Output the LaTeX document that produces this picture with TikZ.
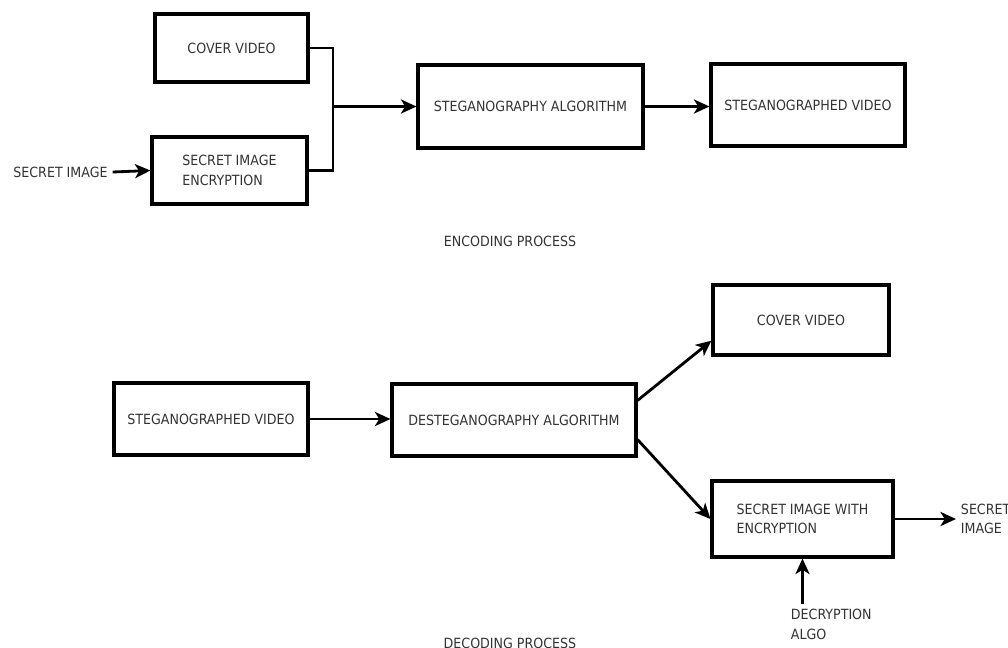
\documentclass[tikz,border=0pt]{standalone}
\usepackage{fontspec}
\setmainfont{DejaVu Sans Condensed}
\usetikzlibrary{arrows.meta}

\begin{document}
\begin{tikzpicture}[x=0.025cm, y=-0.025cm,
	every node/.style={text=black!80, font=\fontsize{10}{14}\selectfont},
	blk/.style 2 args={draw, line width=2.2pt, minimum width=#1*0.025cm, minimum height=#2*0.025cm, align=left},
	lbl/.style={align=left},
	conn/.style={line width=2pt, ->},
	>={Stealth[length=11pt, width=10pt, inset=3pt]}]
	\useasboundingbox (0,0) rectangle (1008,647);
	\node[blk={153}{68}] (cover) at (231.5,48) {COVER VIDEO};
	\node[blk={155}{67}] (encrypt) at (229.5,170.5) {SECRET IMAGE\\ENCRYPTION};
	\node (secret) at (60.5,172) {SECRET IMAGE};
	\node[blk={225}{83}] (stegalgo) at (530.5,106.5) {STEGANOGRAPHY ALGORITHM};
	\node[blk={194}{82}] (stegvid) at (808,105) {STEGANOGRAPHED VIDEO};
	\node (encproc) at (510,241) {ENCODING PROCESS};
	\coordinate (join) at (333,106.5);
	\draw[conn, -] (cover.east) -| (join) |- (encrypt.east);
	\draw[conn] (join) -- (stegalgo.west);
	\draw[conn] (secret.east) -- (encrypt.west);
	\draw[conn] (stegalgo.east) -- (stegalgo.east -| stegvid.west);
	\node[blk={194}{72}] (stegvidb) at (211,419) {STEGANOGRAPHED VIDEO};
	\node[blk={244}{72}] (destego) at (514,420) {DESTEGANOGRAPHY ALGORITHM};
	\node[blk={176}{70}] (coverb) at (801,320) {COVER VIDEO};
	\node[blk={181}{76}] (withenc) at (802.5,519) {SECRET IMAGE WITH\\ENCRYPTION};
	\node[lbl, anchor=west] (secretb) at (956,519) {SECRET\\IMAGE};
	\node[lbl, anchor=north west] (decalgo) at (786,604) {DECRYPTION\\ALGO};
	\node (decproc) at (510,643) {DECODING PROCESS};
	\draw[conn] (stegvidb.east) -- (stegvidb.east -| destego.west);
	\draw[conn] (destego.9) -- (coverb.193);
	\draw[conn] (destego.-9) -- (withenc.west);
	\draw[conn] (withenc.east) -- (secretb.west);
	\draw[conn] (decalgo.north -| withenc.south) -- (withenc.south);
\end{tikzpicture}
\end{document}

## TASK DESCRIPTION:
Repeat the data exactly, excluding the pictures.

## WRITTEN ANSWER:
Output the LaTeX document that produces this picture with TikZ.
\documentclass[tikz,border=0pt]{standalone}
\usepackage{fontspec}
\setmainfont{DejaVu Sans Condensed}
\usetikzlibrary{arrows.meta}

\begin{document}
\begin{tikzpicture}[x=0.025cm, y=-0.025cm,
	every node/.style={text=black!80, font=\fontsize{10}{14}\selectfont},
	blk/.style 2 args={draw, line width=2.2pt, minimum width=#1*0.025cm, minimum height=#2*0.025cm, align=left},
	lbl/.style={align=left},
	conn/.style={line width=2pt, ->},
	>={Stealth[length=11pt, width=10pt, inset=3pt]}]
	\useasboundingbox (0,0) rectangle (1008,647);
	\node[blk={153}{68}] (cover) at (231.5,48) {COVER VIDEO};
	\node[blk={155}{67}] (encrypt) at (229.5,170.5) {SECRET IMAGE\\ENCRYPTION};
	\node (secret) at (60.5,172) {SECRET IMAGE};
	\node[blk={225}{83}] (stegalgo) at (530.5,106.5) {STEGANOGRAPHY ALGORITHM};
	\node[blk={194}{82}] (stegvid) at (808,105) {STEGANOGRAPHED VIDEO};
	\node (encproc) at (510,241) {ENCODING PROCESS};
	\coordinate (join) at (333,106.5);
	\draw[conn, -] (cover.east) -| (join) |- (encrypt.east);
	\draw[conn] (join) -- (stegalgo.west);
	\draw[conn] (secret.east) -- (encrypt.west);
	\draw[conn] (stegalgo.east) -- (stegalgo.east -| stegvid.west);
	\node[blk={194}{72}] (stegvidb) at (211,419) {STEGANOGRAPHED VIDEO};
	\node[blk={244}{72}] (destego) at (514,420) {DESTEGANOGRAPHY ALGORITHM};
	\node[blk={176}{70}] (coverb) at (801,320) {COVER VIDEO};
	\node[blk={181}{76}] (withenc) at (802.5,519) {SECRET IMAGE WITH\\ENCRYPTION};
	\node[lbl, anchor=west] (secretb) at (956,519) {SECRET\\IMAGE};
	\node[lbl, anchor=north west] (decalgo) at (786,604) {DECRYPTION\\ALGO};
	\node (decproc) at (510,643) {DECODING PROCESS};
	\draw[conn] (stegvidb.east) -- (stegvidb.east -| destego.west);
	\draw[conn] (destego.9) -- (coverb.193);
	\draw[conn] (destego.-9) -- (withenc.west);
	\draw[conn] (withenc.east) -- (secretb.west);
	\draw[conn] (decalgo.north -| withenc.south) -- (withenc.south);
\end{tikzpicture}
\end{document}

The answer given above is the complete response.